The Sadc region is home to 15 major river basins which are water courses shared by two or more countries. They include the Congo River Basin, which is 3,800 square kilometres, the Zambezi River Basin (1,400,000 square kilometres covering eight Sadc member states) to the Umbeluzi River Basin (5,500 square kilometres) shared by only two countries.
The major challenge that these water courses have is the issue of water rights as there is always potential for conflicts over the utilisation of water sources by the countries involved. This may however, bring opportunities for regional co-operation in the management of resources.
Since the 1990s, Sadc member states have engaged each other on the development of the water sector in the region.
As much as we would want smooth co-operation among Sadc member states on water rights, the region has to contend with a plethora of challenges including a mismatch between water availability and demand as issues of allocation take centre stage.
Some areas in other member states are semi-arid and thus water demand will be very high while others are arid leading to low demand for the precious liquid.
This obviously impacts negatively on water rights among member states especially those that share water courses, Zambia and Zimbabwe, in the case of Zambezi River.
Notwithstanding that shared water courses serve as potential sources of regional cooperation and economic intergration, shared water courses which cut across political authorities and cover several countries with different socio-economic conditions and complex water rights serve as a potential source of conflict unless there is effective administration in a more transparent manner.
The United Nations and World Bank findings indicate that a number of Sadc countries have the lowest human development indices in the world partly due to inadequate distribution of trans-boundary water courses. The disparity in water distribution is imbedded in the distribution of poverty across Sadc regions. For example, most people in the region earn below the poverty datum line of less than $2 a day. Therefore, there tends to be low access to safe drinking water and adequate sanitation as a result of inadequate infrastructure, and poor operation and maintenance of facilities.
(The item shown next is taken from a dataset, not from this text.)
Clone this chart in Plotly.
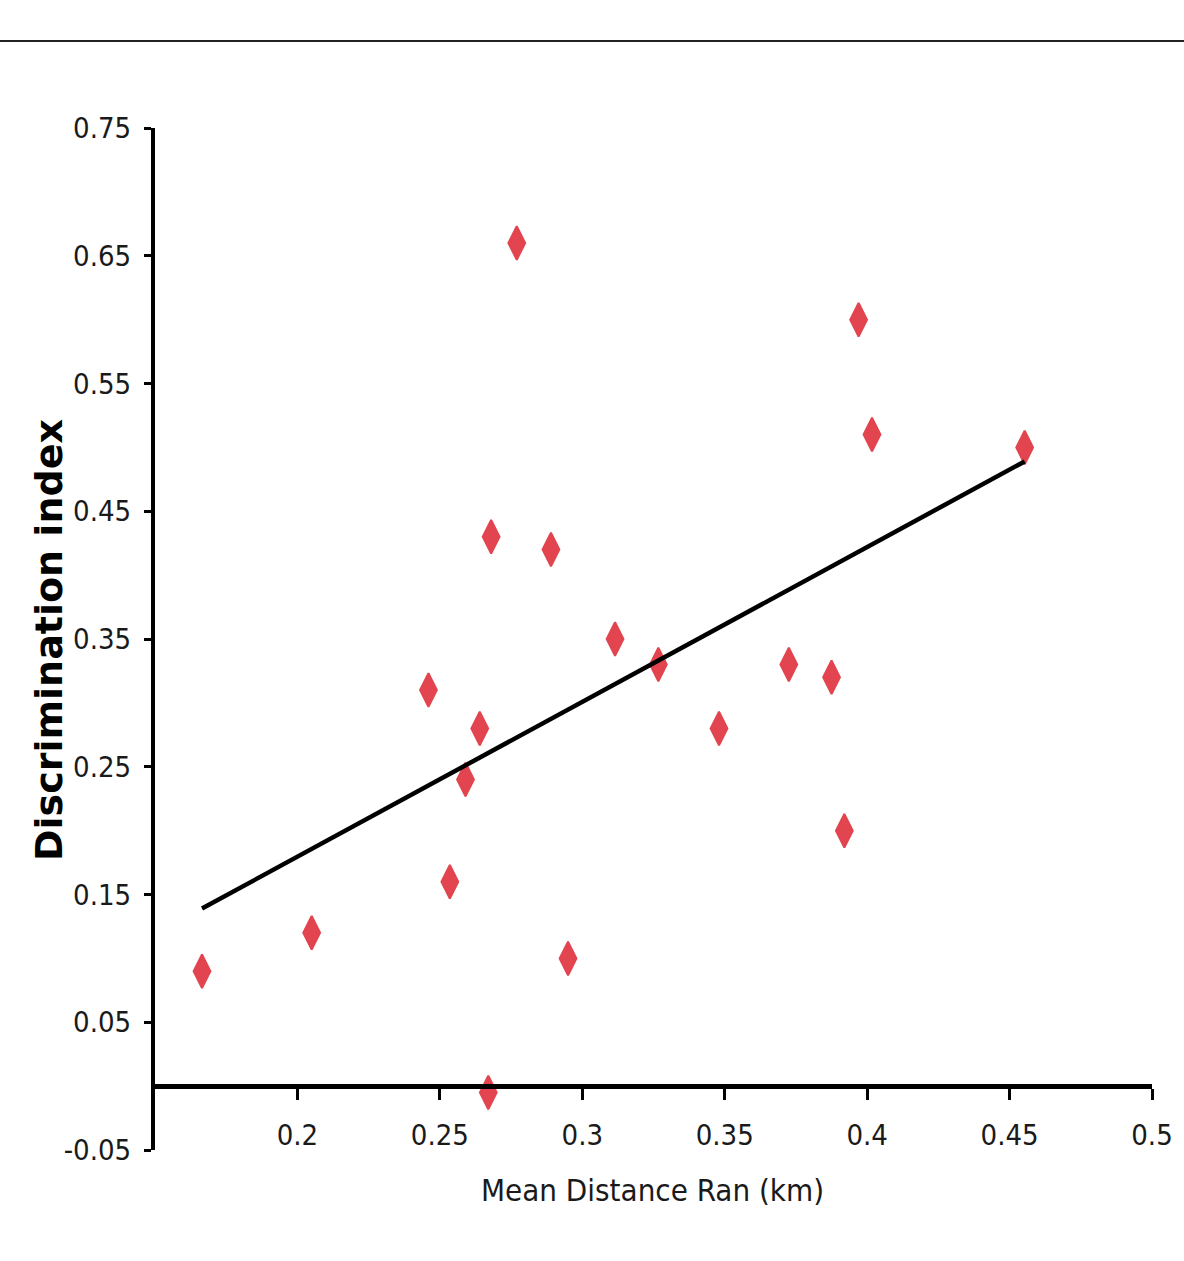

After appreciating the challenges at hand, UNESCO has taken a deliberate approach of focusing on specific aspects that water management authorities should look into. The management of groundwater, shared aquifer, monitoring, water law, among other elements of integrated water resource management. This will in-turn, improve member states’ capacity to adapt to global trends and manage water resources to provide safe drinking water and sanitation for all.
UNESCO Director General Irina Bokova recently stated that “Several countries share 276 drainage basins and almost as many aquifers throughout the world.”